South African Energy Giant Fights For Funds Owed By Local Govts

Eskom has cut the electricity supply of two local municipalities that collectively owe U.S.$181 million, causing devastation for municipalities at the forefront of employment and economic activity, writes Ray Mahlaka for the Daily Maverick.

Was Eskom justified in disconnecting power to local municipalities that owe it billions of rands in unpaid electricity bills and, in the process, causing harm to households and businesses that are not at fault and are being thrown into darkness? And can Eskom unilaterally reduce power supply to municipalities in arrears or refuse them more electricity despite both parties being bound by long-standing electricity supply agreements?

These are questions that were before the Constitutional Court on as Eskom sought to overturn an earlier court's ruling that forced it to fully restore electricity to two municipalities that collectively owe it U.S.$181 million. The heavily indebted municipalities are the Ngwathe Municipality in the Free State province - owing Eskom U.S.$84 million and the Lekwa Municipality in Mpumalanga - owing U.S.$97 million.

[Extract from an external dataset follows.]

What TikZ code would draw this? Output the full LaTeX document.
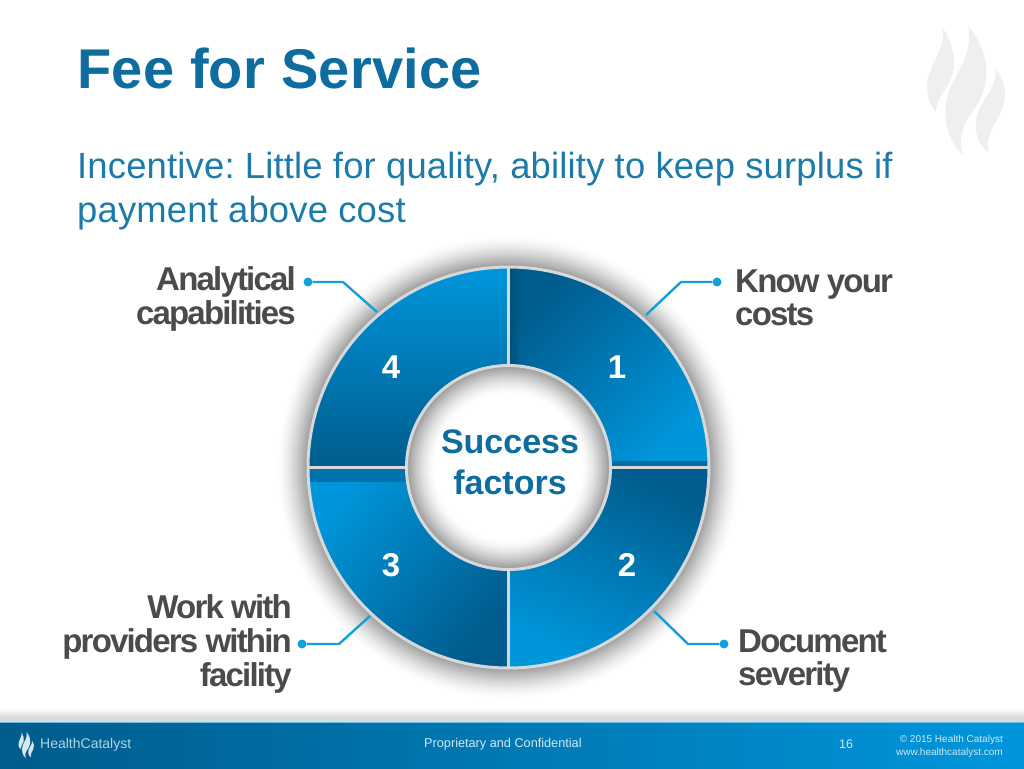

The case at the highest court in the country will be a litmus test for Eskom's ability to recover unpaid debt from municipalities, which stood at U.S.$2.6 billion by the end of September 2021. Without collecting debt from municipalities - which forms a crucial part of its revenue - Eskom cannot service its smothering debt load of more than U.S.$23 billion, and the power utility will be pushed to ask the government for more bailouts.

Load-shedding continues to affect the nation and the power utility expects between 37 and 101 days of scheduled power cuts during the winter season, according to the head of transmission at Eskom, Segomoco Scheppers.


Eskom's national control centre (file photo).